Motivation expert shares 2-word theory to save emotional energy around people and it's remarkable
You may have often found yourself in a position where someone said or did something that hurt you and couldn’t let it go. Encounters like these tend to bother us and stifle our minds, and try as we may, it’s hard to ignore them. Many people casually use the term “don’t take it personally.” However, that’s easier said than done. Author, podcaster and motivational speaker Mel Robbins advocates the phrase and shares a simple method to practice it. In her video, she explained a new theory she came across titled “Let Them," which is a go-to method to avoid taking things personally. Robbins insightfully shared how the theory can help in almost any situation where you’re likely to take offense.
Jumping straight to an example, the podcaster said, “If your friends are not inviting you to lunch, let them.” Robbins went on to share other examples from different encounters of life that related to many. She added the “let them” theory to each of these and revealed how it powerfully makes a difference. “If the person you’re attracted to is not up for commitment, let them. If your kids don’t want to wake up and go with you to that thing this week, let them,” Robbins remarked. Sharing the crux of the theory, Robbins said, “So many of us spend so much time and energy trying to force people to match our expectations.” She added that if a person, especially one who matters and is a loved one, chooses not to meet those expectations, we should “let them.”

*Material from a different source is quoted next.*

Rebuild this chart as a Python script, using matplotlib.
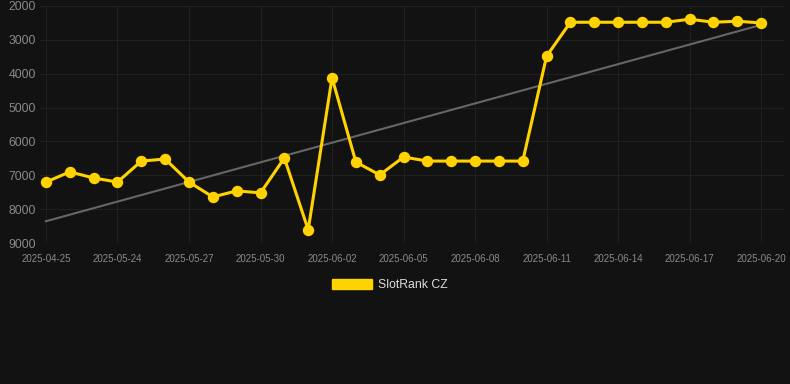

The podcaster further suggested focusing on our response instead of their actions for a better result. “Let them be themselves because they are revealing who they are to you. Just let them. And then you get to choose what you do next,” Robbins explained. The theory consists of 2 words and requires us to do exactly what it means- “Let them.” People found it extremely helpful to have this idea instilled into their minds and to develop a mindset that’s less expecting and more improvising. Several people, however, pointed out that this theory is harder when it comes to people who are close to us or people whom we care about. Nevertheless, it is a skill to be mastered over time.
@drmayramotivates wrote, “When you care and love the person, it’s hard to ‘let them,’ especially if you know better.” @trainalaura remarked, “With adults, yes. With kids, not a chance. They need to be pushed.” @lzulli shared, “I feel with any scenario you will have gray areas. So in most scenarios, you can ‘let them’ but with some, you need to persuade or speak your truth.” @soccernut77 remarked, “I love this!! Perfect! I’ve been doing it for a little while now in a few areas of my life and it has been so freeing! Not near the anxiety I had before.” @usacapitalist2020 mentioned, “I call it ‘Let Go,’ stop trying to control your expectations and disappointments.” @manumoda added, “I’ve always loved this, really worth the practice.”